The only game that probably should be compared to TES would be Two Worlds, which was always too ambitious for the developer who tried to pull it off. As a result, it went face-forward into the ground.
The only true competition BGS has is really itself. That could change in the future if anyone else decides to do an open-world FPS RPG.
This is my theory. The thing is...people noticed the ambition that TW had. They forgive it's flaws because they can see what the developer was trying to do. Now, I couldn't get passed some of the stupid annoying mechanics of the first, but I'm ready to give the second a try. It's not as wildly successful as TES, and it's turned a lot of people off. But it has a growing fan base, and with it, a growing power to realize it's ambitions.
So if they or another game continue on this arc, and the Elderscrolls fails to keep pace (Oblivion took one step forward and two steps back) then it may see itself eclipsed in the future. I think Skyrim will be an improvement from Oblivion and amazing in general, but there is a chance that it will be the last "dominant" ES game, before other companies learn to emulate (if not improve) the open world open story model, while at the same time retaining all the positive traits they had to develop when they couldn't compete in that arena.

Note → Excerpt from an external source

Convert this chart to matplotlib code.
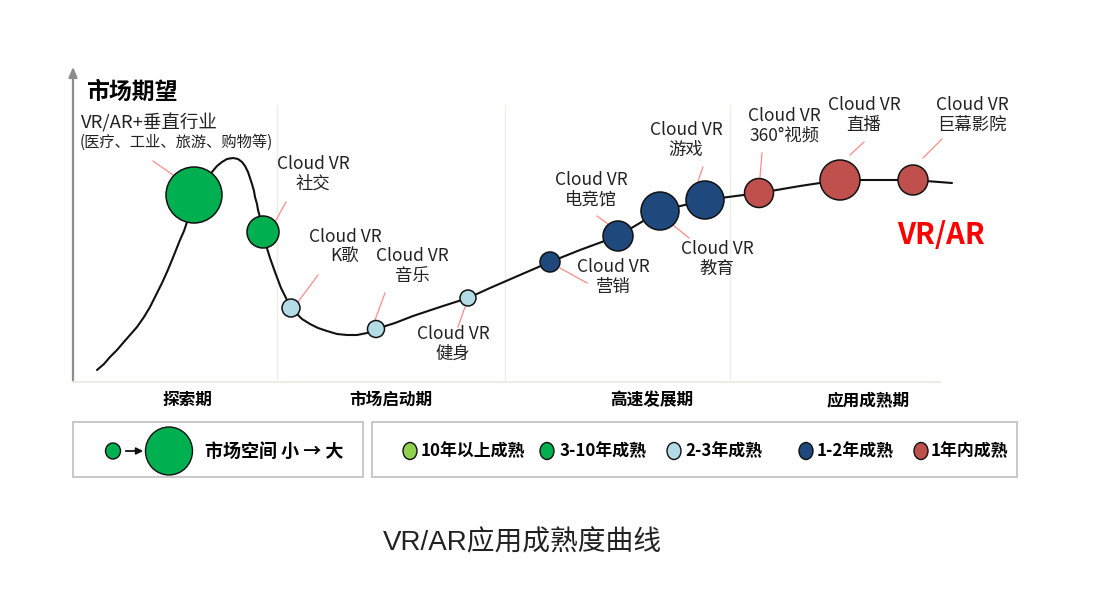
import matplotlib
matplotlib.use('Agg')
import matplotlib.pyplot as plt
from matplotlib.patches import Circle, Ellipse, Rectangle

plt.rcParams['font.family'] = ['Noto Sans CJK SC', 'DejaVu Sans']

# curve through the chart (pixel units, y down)
curve_x = [97, 104, 110, 117, 123, 130, 137, 144, 150, 156, 162, 167, 172, 176, 180, 184,
           187, 194, 200, 206, 212, 217, 222, 227, 233, 238, 242, 245, 248, 250, 252, 254,
           255, 257, 258, 261, 263, 266, 270, 275, 281, 286, 291, 296, 302, 310, 318, 327,
           337, 347, 357, 367, 376, 395, 413, 440, 468, 490, 513, 550,
           580, 618, 660, 705, 759, 800, 840, 880, 913, 952]
curve_y = [370, 364, 357, 350, 343, 335, 327, 317, 307, 295, 283, 272, 260, 250, 240, 231,
           222, 205, 190, 180, 172, 166, 162, 159, 158, 159, 162, 166, 172, 178, 184, 191,
           197, 204, 210, 221, 232, 245, 258, 272, 288, 298, 308, 313, 319, 324, 328, 331,
           334, 335, 335, 333, 329, 323, 316, 307, 298, 288, 278, 262,
           250, 236, 211, 200, 193, 186, 180, 180, 180, 183]

# bubbles: position, radius, maturity stage
bubble_x = [194, 263, 291, 376, 468, 550, 618, 660, 705, 759, 840, 913]
bubble_y = [195, 232, 308, 329, 298, 262, 236, 211, 200, 193, 180, 180]
bubble_r = [28, 16, 9, 8.5, 8, 10, 15, 19, 19, 14.5, 20, 15]
bubble_stage = [1, 1, 2, 2, 2, 3, 3, 3, 3, 4, 4, 4]

stage_names = ['10年以上成熟', '3-10年成熟', '2-3年成熟', '1-2年成熟', '1年内成熟']
stage_colors = ['#92D050', '#00B050', '#B4DCE6', '#1F497D', '#C0504D']

# application labels
app_names = ['社交', 'K歌', '音乐', '健身', '营销', '电竞馆', '游戏', '教育',
             '360°视频', '直播', '巨幕影院']
app_x = [313, 345, 412, 453, 613, 591, 686, 717, 784, 864, 972]
app_y = [174, 247, 266, 344, 277, 190, 140, 259, 126, 115, 115]
leaders = [(286, 202, 275, 222), (318, 275, 298, 302), (385, 293, 375, 320),
           (465, 307, 458, 327), (560, 268, 587, 283), (597, 216, 612, 227),
           (703, 167, 698, 181), (673, 225, 689, 238), (762, 153, 760, 177),
           (864, 142, 850, 155), (942, 139, 923, 158)]
top_leader = (153, 161, 173, 175)

phases = ['探索期', '市场启动期', '高速发展期', '应用成熟期']
phase_x = [187, 391, 652, 868]
separators = [277, 505, 730]

legend_x = [410, 547, 674, 806, 921]
legend_text_x = [421, 560, 685, 817, 931]

fig = plt.figure(figsize=(11.01, 5.90), dpi=100)
ax = fig.add_axes([0, 0, 1, 1])
ax.set_xlim(0, 1101)
ax.set_ylim(590, 0)
ax.set_aspect('equal')
ax.axis('off')

# axes frame
ax.plot([73, 940], [382, 382], color='#ECECE4', lw=1.5, zorder=1)
for sx in separators:
    ax.plot([sx, sx], [105, 382], color='#EEEEE8', lw=1, zorder=1)
ax.annotate('', xy=(73, 64), xytext=(73, 383),
            arrowprops=dict(arrowstyle='-|>,head_length=0.6,head_width=0.25',
                            color='#8C8C8C', lw=1.6))
ax.text(86, 92, '市场期望', fontsize=16.5, fontweight='bold', va='center', ha='left')

# curve
ax.plot(curve_x, curve_y, color='#111111', lw=1.5, solid_joinstyle='round',
        solid_capstyle='round', zorder=2, antialiased=True)

# leader lines
for x0, y0, x1, y1 in leaders + [top_leader]:
    ax.plot([x0, x1], [y0, y1], color='#FF8A8A', lw=0.9, zorder=1.5)

# bubbles
for x, y, r, s in zip(bubble_x, bubble_y, bubble_r, bubble_stage):
    ax.add_patch(Circle((x, y), r, facecolor=stage_colors[s], edgecolor='#111111',
                        lw=1.1, zorder=3))

# labels
ax.text(81, 123, 'VR/AR+垂直行业', fontsize=13.3, va='center', ha='left', color='#222222')
ax.text(80, 142, '(医疗、工业、旅游、购物等)', fontsize=11, va='center', ha='left',
        color='#222222')
for name, x, y in zip(app_names, app_x, app_y):
    ax.text(x, y, 'Cloud VR\n' + name, fontsize=12.5, ha='center', va='center',
            linespacing=1.12, color='#222222')
ax.text(941, 235, 'VR/AR', fontsize=21, fontweight='bold', color='#FF0000',
        ha='center', va='center')

# phases
for name, x in zip(phases, phase_x):
    ax.text(x, 400, name, fontsize=12, fontweight='bold', ha='center', va='center')

# legend boxes
ax.add_patch(Rectangle((73, 422), 290, 55, facecolor='white', edgecolor='#C4C4C4', lw=1.3))
ax.add_patch(Rectangle((372, 422), 645, 55, facecolor='white', edgecolor='#C4C4C4', lw=1.3))
ax.add_patch(Ellipse((113, 451), 15, 16, facecolor=stage_colors[1], edgecolor='#111111',
                     lw=1, zorder=3))
ax.annotate('', xy=(146, 451), xytext=(123, 451),
            arrowprops=dict(arrowstyle='-|>,head_length=0.4,head_width=0.2',
                            color='#111111', lw=1.3))
ax.add_patch(Ellipse((169, 451), 47, 48, facecolor=stage_colors[1], edgecolor='#111111',
                     lw=1, zorder=3))
ax.text(205, 451, '市场空间 小 → 大', fontsize=13, fontweight='bold', ha='left', va='center')

for name, col, cx, tx in zip(stage_names, stage_colors, legend_x, legend_text_x):
    ax.add_patch(Ellipse((cx, 451), 14, 17, facecolor=col, edgecolor='#111111', lw=1, zorder=3))
    ax.text(tx, 451, name, fontsize=12.2, fontweight='bold', ha='left', va='center')

# title
ax.text(522, 543, 'VR/AR应用成熟度曲线', fontsize=20, ha='center', va='center',
        family=['Liberation Sans', 'Noto Sans CJK SC'], color='#222222')

fig.savefig('out.png', dpi=100)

Now there is a new AAA open world rpg coming to challenge mighty Beth's open world rpg dominance... Its Kingdom of Amalur. Its got a big budget and an all star team behind it, including ex Bethesda employees.
I briefly looked at that game. I won't get into how much I dislike RA Salvatore, because plenty people love him, and while Ken Rolston has done good work for Bethesda, his record's not unimpeachable. Also, dude who created Spawn and some pro MLB player whose also a game dork. Meh.
All I will say is that the game kind of looks like a single player, graphically impressive WoW. Somewhat cartoonish and over the top. I'm sure it will make millions.